A desvalorização do rublo, a moeda russa, também impulsionou as exportações do país, permitindo que a Rússia se consolidasse no Egito, maior importador de trigo do mundo, e ganhasse novos mercados, como Senegal, Marrocos, Nigéria, Bangladesh, Indonésia e até mesmo o improvável e distante México, tradicionalmente cliente do vizinho americano.

A diversificação da economia russa vem sendo repetidamente enfatizada como prioridade do governo russo há pelo menos uma década. Antes das sanções, 52% do queijo consumido na Rússia era importado. Depois das sanções, esse número caiu para 30%. A produção suína da Rússia é outro setor que impressiona pelo rápido crescimento. Em 2013, a Rússia importou mais de 850 mil toneladas de carnes de porco.

Em apenas dois anos, a importação se reduziu a menos da metade e Moscou começa a se consolidar como um pequeno exportador de porco, já presente no mercado chinês.
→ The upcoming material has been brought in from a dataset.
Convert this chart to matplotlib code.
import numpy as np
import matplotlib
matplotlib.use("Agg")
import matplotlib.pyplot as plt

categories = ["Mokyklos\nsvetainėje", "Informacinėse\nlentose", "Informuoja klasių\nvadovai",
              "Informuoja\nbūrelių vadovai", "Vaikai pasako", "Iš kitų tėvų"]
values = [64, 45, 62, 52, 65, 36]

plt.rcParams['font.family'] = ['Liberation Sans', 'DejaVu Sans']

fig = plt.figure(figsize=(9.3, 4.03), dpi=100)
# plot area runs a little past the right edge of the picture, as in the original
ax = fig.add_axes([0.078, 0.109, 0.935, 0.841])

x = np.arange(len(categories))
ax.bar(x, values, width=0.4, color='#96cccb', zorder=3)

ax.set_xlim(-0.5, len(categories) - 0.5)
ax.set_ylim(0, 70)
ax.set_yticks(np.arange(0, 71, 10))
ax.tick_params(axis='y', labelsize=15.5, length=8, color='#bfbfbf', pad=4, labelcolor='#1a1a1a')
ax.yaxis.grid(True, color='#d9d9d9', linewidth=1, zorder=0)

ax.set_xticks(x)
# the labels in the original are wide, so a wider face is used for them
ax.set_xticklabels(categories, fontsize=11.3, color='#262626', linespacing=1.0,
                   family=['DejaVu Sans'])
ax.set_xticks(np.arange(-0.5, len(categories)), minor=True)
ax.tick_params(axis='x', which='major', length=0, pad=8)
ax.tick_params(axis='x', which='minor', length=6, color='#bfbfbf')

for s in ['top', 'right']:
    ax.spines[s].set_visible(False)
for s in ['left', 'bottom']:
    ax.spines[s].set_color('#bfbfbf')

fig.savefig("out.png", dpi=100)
Alguns especialistas se arriscam a dizer que a Rússia é uma “exportadora silenciosa de carne suína”. De acordo com o ministério de Agricultura da Rússia, as exportações de carne da Rússia aumentaram 70% entre 2016 e 2017. O forte crescimento se deve ao aumento do número de países que permitiram a importação de carne russa. O número passou de 23 para 35, incluindo a China.
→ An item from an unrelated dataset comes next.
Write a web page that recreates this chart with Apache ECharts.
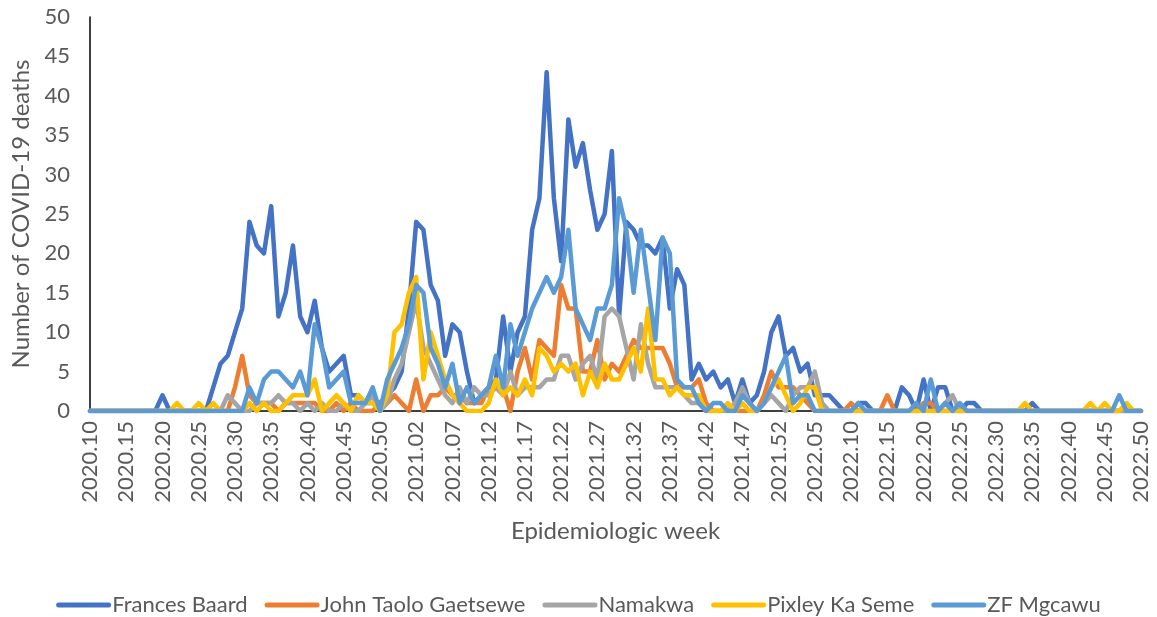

O boom do agronegócio russo mereceu até mesmo um relatório do Departamento de Agricultura dos Estados Unidos. Um estudo chamado “O crescimento da produtividade e o renascimento da agricultura russa” analisa o resurgimento agrícola russo e alerta, entre outras coisas, que “o crescimento contínuo da produção de carne russa reduz ainda mais as importações de produtos animais do país, afetando grandes exportadores de carne para o país, como a UE e o Brasil”. Não por acaso, os exportadores brasileiros têm tido dificuldade nas negociações com Moscou para retomar as vendas de carne bovina. Com o agronegócio no centro da estratégia de Putin, a conversa tende a ser fria como o inverno da Sibéria.